Watertubes existed since the final stage of the Zensunni migrations. Its sophisticated design is an example of the Fremen attention to minute detail. The close investigation prompted by scattered comments in the Dunebook, revealed sophisticated attention to details of watertube design and manufacture behind its simplistic appearsance, which in turn confirms the extraordinary importance of water conservation in the desert environment of Arrakis


The watertube was used anywhere that liquids, especially distilled water, had to be transferred since it conserved moisture, especially that given off by the human body, crucial to survival on Arrakis. They were used in stillsuits between catch-pockets and mouth, and even between bodily orifices and processing catches. Tubes were built into the catchpockets of stilltents. The Huanui (or Deathstill) used watertubing in the drainway and between the waiting basin and the flowmeter. Watertubes were also used in literjons, flowmeter spouts, and portable windtraps.

Construction and functionEdit

The compound used for the body of the tube was melange-based plastic with plyotyl mixed in to provide the needed flexibility. The plastic was liquified and forced into a mold of plasteel, usually 10 to 15 cm square and 2 m long. The mold consisted of a group of holes of different diameters. A cap at one end allowed extrusion of rods as long as the mold and of varying diameters. The cap at the far end of the mold received the rods and thus helped maintain consistent thickness of the watertube being formed.

A half dozen of the molds were discovered at two sites on Rakis which led scholars to speculation that tube walls could be varied in thickness depending on which way the caps were put on the mold. No matter how the caps were installed, the rods would penetrate the match-up holes. But when the caps were rotated a quarter turn, the relation of rod size to mold-hole diameter changed. The result could have been that different production needs for watertubes of different flexibility and inside diameter were taken care of by a small number of multi-purpose mold-and-cap combinations.

However there were no finds to confirm this or the possibility that switching caps among molds could have given-the Fremen almost infinite varieties of characteristics. Some analysts say that these speculations overlook the Fremen characteristic of keeping technology simple; others say that this kind of flexibility and adaptability would reflect their sophistication.

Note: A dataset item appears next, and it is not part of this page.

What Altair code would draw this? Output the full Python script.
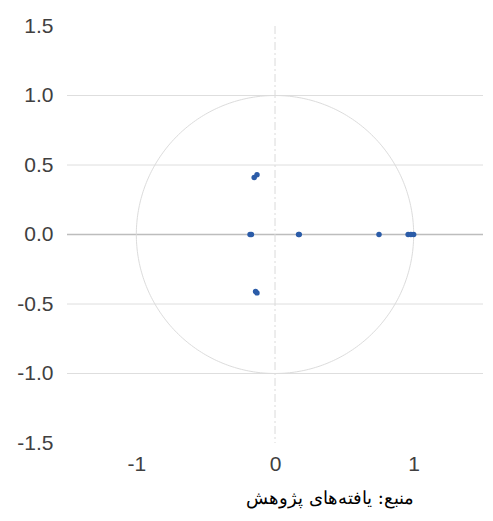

The findings also show extraordinary uniformity of dimension, suggesting that some supplemental mechanism must have been used to keep the rods perfectly straight inside the mold holes. The most common theory was that ultrasonic radiation, applied to the cooling plastic/plyotyl in the mold, contributed to stabilization of the fluid and thus to macroscopic uniformity of tube wall.

Partially cooled tubes were removed from the molds and passed through the bonding vat where the still-tacky inner surfaces, but not the cooler outsides, collected the crystalline solution which formed, as it "dried" and bonded to the plastic tube, the friction release coating. Finally, the active processes completed, the watertubes, now looking like thin, limp cords of slightly different diameters, were taken to drying racks where they "set up" and cured.

The Dunebook referred to the nearly frictionless surface of equipment associated with water measurement, suggesting a "crystalline solution" and clarifies the function of the "bonding vat". Some relics revealed trace samples of a flexible crystal that is almost inert at normal temperatures. Significant amounts of the substance have been found only in the vicinity of some "bonding vats." Peri/pherometric analysis indicates that the Fremen's frictionless material has an intramolecular structure close to later Pethlax and the prototype Frolmyr compound.